Ok, maybe not the same exact clothes as high school (though, my pajama wardrobe would say differently), but the same style. The same ideas. The same thing.
I've really started to realize that the way I've been viewing certain articles of clothing is wrong.
Like my ridiculous rule that my jeans have to cover at least 90% of my shoe. They have to look a certain way when I look down. I can't describe how, they just have to look right.
Or how I can't seem to shake the sneaker habit. I know, I know. They're great because I walk. A lot. But there are lots of good looking shoes out there that are perfectly good to walk in, and I'm not wearing them. Why? Because I think my toes look stupid? Earth to me, they don't look stupid. It's all an illusion. An elaborate illusion I set up for myself back in 1999/2000 when I thought I was dressing pretty swell.
So there. I've confessed. I feel like I'm still living in 10 years-ago-style.
Something needs to change and I want to start with my jeans.
Do you know that feeling you get when you get a new haircut? Or maybe you wear glasses and after trying on half the store, you find the perfect new pair and suddenly, you feel like you need to get a whole new wardrobe or, yes, even a new hair style, to match? Do you know that feeling? I want to get that feeling with jeans. I want to find a pair that's so 2010 and updated that everything else will fall into place.
Shirts will naturally get updated; shoes will become easier to shop for; heck, I might even get myself a new pair of glasses and a new haircut.
That's where I want to go, but getting there is going to be difficult.
You see, I hate shopping for jeans. Well, pants in general. They're just never right. When they looked at women's bodies, they looked at everyones' but mine. Or at least that's how it feels.
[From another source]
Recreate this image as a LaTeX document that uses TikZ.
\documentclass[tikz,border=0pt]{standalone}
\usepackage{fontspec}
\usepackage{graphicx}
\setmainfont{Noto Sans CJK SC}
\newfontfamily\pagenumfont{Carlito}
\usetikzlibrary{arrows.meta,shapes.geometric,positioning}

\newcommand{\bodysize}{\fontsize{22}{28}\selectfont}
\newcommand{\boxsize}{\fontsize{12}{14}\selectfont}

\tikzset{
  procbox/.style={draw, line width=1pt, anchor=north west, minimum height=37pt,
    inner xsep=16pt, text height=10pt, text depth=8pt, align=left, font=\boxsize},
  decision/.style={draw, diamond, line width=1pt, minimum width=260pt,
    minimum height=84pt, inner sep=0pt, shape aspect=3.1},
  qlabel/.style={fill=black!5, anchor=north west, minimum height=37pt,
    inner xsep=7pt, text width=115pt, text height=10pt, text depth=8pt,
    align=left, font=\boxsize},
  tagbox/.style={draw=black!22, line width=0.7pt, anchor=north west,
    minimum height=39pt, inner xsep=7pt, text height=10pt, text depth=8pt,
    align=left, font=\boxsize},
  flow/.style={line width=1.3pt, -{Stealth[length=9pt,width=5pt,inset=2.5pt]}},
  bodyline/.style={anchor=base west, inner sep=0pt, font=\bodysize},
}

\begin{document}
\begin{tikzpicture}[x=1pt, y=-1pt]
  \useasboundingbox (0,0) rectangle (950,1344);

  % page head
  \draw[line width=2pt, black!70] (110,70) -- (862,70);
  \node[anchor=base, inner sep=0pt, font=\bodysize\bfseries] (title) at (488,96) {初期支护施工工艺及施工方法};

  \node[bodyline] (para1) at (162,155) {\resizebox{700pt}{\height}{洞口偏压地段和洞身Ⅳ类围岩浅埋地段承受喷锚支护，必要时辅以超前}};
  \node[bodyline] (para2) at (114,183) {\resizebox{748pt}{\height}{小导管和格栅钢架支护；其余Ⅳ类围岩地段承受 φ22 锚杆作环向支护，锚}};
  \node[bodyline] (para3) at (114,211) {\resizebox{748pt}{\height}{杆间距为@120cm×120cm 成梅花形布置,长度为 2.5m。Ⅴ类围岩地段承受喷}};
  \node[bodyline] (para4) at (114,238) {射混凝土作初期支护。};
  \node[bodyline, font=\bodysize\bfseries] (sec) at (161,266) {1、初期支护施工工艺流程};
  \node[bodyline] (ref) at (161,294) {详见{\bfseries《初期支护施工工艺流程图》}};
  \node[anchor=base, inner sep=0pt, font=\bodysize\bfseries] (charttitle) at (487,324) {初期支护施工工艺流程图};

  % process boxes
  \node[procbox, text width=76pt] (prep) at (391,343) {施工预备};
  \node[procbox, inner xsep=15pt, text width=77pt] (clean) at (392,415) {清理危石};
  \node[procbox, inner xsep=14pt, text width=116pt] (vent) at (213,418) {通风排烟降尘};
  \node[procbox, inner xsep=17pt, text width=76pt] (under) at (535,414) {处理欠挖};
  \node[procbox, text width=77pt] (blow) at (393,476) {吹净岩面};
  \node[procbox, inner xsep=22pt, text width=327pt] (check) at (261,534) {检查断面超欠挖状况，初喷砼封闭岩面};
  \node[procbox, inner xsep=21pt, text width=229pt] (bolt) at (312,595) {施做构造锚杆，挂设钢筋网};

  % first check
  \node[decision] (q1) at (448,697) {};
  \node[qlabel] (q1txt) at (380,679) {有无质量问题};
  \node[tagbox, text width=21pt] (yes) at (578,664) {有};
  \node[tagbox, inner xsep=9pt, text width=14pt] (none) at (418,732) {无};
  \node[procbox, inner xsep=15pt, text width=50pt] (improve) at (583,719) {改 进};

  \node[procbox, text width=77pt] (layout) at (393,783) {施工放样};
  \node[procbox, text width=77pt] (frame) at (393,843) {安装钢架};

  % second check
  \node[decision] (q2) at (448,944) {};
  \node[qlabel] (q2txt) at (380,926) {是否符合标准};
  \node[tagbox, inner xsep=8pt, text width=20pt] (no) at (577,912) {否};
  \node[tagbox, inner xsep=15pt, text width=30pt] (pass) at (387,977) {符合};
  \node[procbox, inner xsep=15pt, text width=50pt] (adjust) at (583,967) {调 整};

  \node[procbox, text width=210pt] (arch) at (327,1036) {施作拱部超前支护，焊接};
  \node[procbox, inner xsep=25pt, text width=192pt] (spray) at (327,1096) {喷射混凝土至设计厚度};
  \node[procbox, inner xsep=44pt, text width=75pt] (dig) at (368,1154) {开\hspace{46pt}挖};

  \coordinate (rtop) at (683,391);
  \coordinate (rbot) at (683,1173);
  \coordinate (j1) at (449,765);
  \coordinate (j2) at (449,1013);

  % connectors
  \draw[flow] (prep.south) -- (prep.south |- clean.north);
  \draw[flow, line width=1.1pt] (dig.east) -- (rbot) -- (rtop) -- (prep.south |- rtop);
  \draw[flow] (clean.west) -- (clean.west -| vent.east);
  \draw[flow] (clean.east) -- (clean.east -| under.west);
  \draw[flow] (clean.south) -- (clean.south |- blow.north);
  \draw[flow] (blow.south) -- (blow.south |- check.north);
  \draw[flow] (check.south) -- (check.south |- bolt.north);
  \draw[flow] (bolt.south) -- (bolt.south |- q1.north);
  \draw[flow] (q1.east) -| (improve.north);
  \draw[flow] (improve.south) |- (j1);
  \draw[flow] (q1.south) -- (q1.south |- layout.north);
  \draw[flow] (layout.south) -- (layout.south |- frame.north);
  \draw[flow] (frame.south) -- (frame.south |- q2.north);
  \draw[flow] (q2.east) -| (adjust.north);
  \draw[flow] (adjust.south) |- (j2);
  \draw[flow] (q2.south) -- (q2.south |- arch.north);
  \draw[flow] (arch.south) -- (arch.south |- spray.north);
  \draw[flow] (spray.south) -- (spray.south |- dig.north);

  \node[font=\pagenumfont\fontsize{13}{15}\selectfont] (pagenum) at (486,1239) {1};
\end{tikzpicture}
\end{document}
So I think for all my life, I've just been okay with the jeans I've been wearing. There might have been one aspect of each of them that I liked, but the rest was either ill fitting or just wrong in some small way. I think I've been only just getting by in this department.
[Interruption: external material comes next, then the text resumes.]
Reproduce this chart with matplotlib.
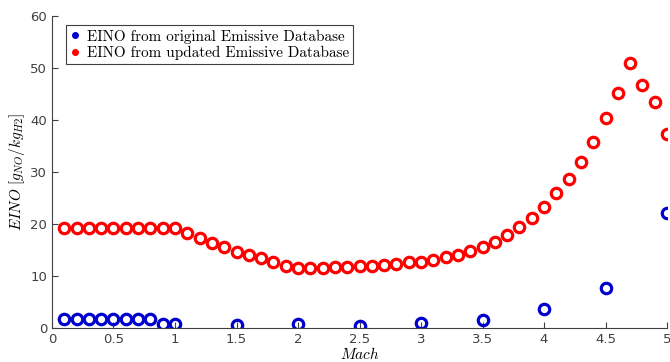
import numpy as np
import matplotlib.pyplot as plt
from matplotlib.ticker import FormatStrFormatter

plt.rcParams['mathtext.fontset'] = 'cm'

# EINO from the original emissive database (sparse Mach points)
mach_orig = [0.1, 0.2, 0.3, 0.4, 0.5, 0.6, 0.7, 0.8, 0.9, 1.0,
             1.5, 2.0, 2.5, 3.0, 3.5, 4.0, 4.5, 5.0]
eino_orig = [1.8, 1.8, 1.8, 1.8, 1.8, 1.8, 1.8, 1.8, 0.7, 0.7,
             0.5, 0.8, 0.4, 1.0, 1.6, 3.6, 7.7, 22.2]

# EINO from the updated emissive database, Mach 0.1 to 5.0
mach_upd = [round(0.1 * i, 1) for i in range(1, 51)]
eino_upd = [19.2, 19.3, 19.3, 19.3, 19.3, 19.3, 19.3, 19.3, 19.3, 19.2,
            18.2, 17.3, 16.3, 15.5, 14.7, 14.1, 13.4, 12.7, 12.0, 11.5,
            11.5, 11.6, 11.8, 11.8, 12.0, 12.0, 12.2, 12.3, 12.6, 12.7,
            13.1, 13.6, 14.1, 14.8, 15.6, 16.6, 17.9, 19.4, 21.2, 23.3,
            25.9, 28.6, 31.9, 35.8, 40.3, 45.1, 50.9, 46.8, 43.4, 37.3]

fig = plt.figure(figsize=(6.7, 3.62), dpi=100)
ax = fig.add_axes([0.0776, 0.094, 0.918, 0.862])

ax.plot(mach_orig, eino_orig, 'o', color='#0000cc', mfc='none', ms=7.5, mew=2.3,
        label='EINO from original Emissive Database')
ax.plot(mach_upd, eino_upd, 'o', color='#ff0000', mfc='none', ms=7.5, mew=2.3,
        label='EINO from updated Emissive Database')

ax.set_xlim(0, 5)
ax.set_ylim(0, 60)
ax.set_xticks(np.arange(0, 5.01, 0.5))
ax.set_yticks(np.arange(0, 61, 10))
ax.xaxis.set_major_formatter(FormatStrFormatter('%g'))
ax.tick_params(direction='in', length=4, labelsize=9.5, colors='#404040', width=0.8)
for s in ['top', 'right']:
    ax.spines[s].set_visible(False)
for s in ['left', 'bottom']:
    ax.spines[s].set_color('#404040')
    ax.spines[s].set_linewidth(0.8)

ax.set_xlabel(r'$Mach$', fontsize=11, labelpad=0)
ax.set_ylabel(r'$EINO\ [g_{NO}/kg_{H2}]$', fontsize=11, labelpad=2)

# small filled dots in the legend instead of the hollow markers
leg = ax.legend(loc='upper left', bbox_to_anchor=(0.023, 0.97), prop={'family': 'cmr10', 'size': 10.9},
                fancybox=False, edgecolor='#404040', framealpha=1, handlelength=0.6,
                handletextpad=0.5, borderpad=0.28, labelspacing=0.15, borderaxespad=0)
for h, c in zip(leg.legend_handles, ['#0000cc', '#ff0000']):
    h.set_markerfacecolor(c)
    h.set_markersize(4)
    h.set_markeredgewidth(1)
leg.get_frame().set_linewidth(0.8)

fig.savefig('out.png', dpi=100)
Now I'm at the point where I feel like the jeans I currently wear are so terrible, so ill-fitting, so out of date that I can't even believe I'm still going out in public in them. So it seems like an obvious place to start, and I think that instead of just settling for a pair that does a halfway job, I'm going to invest the time and try on as many pairs of jeans as I possibly can. I don't care what the label says or my stupid rules on what I think they should look like even before they go on. I'm just going to try them all and hope I find a winner.
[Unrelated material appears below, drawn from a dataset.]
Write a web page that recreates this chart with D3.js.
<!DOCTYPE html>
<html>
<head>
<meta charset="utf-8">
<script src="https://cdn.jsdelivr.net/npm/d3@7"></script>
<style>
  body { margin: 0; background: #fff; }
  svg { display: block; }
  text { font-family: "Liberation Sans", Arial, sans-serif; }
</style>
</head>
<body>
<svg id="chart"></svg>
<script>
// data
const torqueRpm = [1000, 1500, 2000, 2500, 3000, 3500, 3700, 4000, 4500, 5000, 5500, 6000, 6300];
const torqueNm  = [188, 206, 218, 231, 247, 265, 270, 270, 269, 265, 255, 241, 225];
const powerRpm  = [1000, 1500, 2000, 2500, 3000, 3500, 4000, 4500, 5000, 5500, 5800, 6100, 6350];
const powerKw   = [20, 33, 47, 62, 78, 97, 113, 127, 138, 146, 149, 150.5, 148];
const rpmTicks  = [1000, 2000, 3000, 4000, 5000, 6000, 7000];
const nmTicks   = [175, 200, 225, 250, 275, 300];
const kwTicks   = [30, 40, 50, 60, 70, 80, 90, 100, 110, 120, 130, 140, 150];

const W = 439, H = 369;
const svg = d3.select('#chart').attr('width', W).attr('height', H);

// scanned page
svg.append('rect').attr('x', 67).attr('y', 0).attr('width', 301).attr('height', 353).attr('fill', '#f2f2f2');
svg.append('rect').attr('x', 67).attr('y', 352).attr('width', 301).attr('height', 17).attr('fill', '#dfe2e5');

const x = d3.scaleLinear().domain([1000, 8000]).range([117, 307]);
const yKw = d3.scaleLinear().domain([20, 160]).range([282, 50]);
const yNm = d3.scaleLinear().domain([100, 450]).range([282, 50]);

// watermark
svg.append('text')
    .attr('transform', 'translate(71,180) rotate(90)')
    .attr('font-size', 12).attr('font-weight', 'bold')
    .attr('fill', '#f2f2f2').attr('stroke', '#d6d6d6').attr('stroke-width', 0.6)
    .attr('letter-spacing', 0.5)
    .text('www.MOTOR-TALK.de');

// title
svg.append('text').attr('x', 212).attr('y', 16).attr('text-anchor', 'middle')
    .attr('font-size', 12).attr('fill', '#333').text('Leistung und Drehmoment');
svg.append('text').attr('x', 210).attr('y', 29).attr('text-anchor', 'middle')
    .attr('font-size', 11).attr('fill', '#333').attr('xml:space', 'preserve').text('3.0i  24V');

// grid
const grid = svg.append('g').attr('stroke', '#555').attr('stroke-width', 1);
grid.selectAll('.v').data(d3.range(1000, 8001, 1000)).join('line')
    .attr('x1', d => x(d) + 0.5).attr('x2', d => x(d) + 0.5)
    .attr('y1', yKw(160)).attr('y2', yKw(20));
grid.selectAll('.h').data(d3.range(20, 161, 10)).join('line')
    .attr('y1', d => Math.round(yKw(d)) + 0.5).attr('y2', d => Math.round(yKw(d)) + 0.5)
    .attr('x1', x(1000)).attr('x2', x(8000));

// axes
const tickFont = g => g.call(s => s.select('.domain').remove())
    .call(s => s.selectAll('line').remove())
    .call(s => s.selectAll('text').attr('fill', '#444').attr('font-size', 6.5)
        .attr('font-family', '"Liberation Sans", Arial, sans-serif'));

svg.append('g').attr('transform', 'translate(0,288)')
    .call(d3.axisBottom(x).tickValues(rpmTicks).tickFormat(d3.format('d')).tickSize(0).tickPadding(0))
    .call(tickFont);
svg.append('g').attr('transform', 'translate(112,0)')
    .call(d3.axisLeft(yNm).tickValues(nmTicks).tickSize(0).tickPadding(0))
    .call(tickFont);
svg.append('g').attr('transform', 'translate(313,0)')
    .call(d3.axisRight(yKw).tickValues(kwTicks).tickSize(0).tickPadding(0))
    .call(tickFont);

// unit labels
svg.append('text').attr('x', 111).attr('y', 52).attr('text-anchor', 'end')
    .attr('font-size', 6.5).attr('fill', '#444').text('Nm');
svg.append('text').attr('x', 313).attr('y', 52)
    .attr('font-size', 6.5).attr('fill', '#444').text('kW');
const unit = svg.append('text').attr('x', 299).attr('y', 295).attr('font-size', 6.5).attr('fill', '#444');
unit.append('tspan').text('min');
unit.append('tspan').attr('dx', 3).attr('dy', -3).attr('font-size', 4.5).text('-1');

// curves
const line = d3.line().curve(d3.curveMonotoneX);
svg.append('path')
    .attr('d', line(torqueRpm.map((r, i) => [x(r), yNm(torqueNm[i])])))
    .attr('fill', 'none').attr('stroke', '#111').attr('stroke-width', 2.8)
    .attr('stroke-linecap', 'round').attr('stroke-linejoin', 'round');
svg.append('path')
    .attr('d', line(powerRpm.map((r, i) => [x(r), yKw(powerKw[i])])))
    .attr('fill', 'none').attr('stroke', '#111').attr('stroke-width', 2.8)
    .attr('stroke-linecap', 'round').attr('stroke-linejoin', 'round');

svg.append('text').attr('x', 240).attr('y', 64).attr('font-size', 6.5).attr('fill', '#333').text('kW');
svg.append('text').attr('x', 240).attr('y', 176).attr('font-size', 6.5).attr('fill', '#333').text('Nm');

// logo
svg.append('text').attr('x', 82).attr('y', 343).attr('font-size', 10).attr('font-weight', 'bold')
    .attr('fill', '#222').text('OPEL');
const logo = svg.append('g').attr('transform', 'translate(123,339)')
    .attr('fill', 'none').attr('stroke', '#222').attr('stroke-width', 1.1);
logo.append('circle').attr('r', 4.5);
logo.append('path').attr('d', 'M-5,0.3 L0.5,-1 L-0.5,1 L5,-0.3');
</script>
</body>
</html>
For example, previously I thought I couldn't wear a skinny, legging-type jean or one that tapers a little at the ankle. Do you know why? It's because I have this 1999 view of what a tapering, skinny legged jean is and that's not how they are now.
I had to return something to Walmart on Monday, so for fun, I searched anything they might have had labeled as a skinny jean or a jegging (that term really gags me) and tried it on. Surprise! I actually really liked how my legs looked in the skinny jean (the jegging, not so much). If the waist had fit better, I probably would have bought them.
So now I really know that my preconceptions of how things were and how they are now are completely wrong. I guess you just get used to seeing yourself a certain way for so long that it can be really hard to switch gears and keep modern. I'm starting to have a whole new understanding and appreciation for some of the more deeply style-rutted people on What Not To Wear. I've always sat there, watching that show, and I thought, How can they not see how completely out of date they are? Yeah. I get it now. I feel their pain. At least it didn't take embarrassing myself on tv to figure it out.
So I'll just be busy reinventing myself, now, one pair of jeans at a time.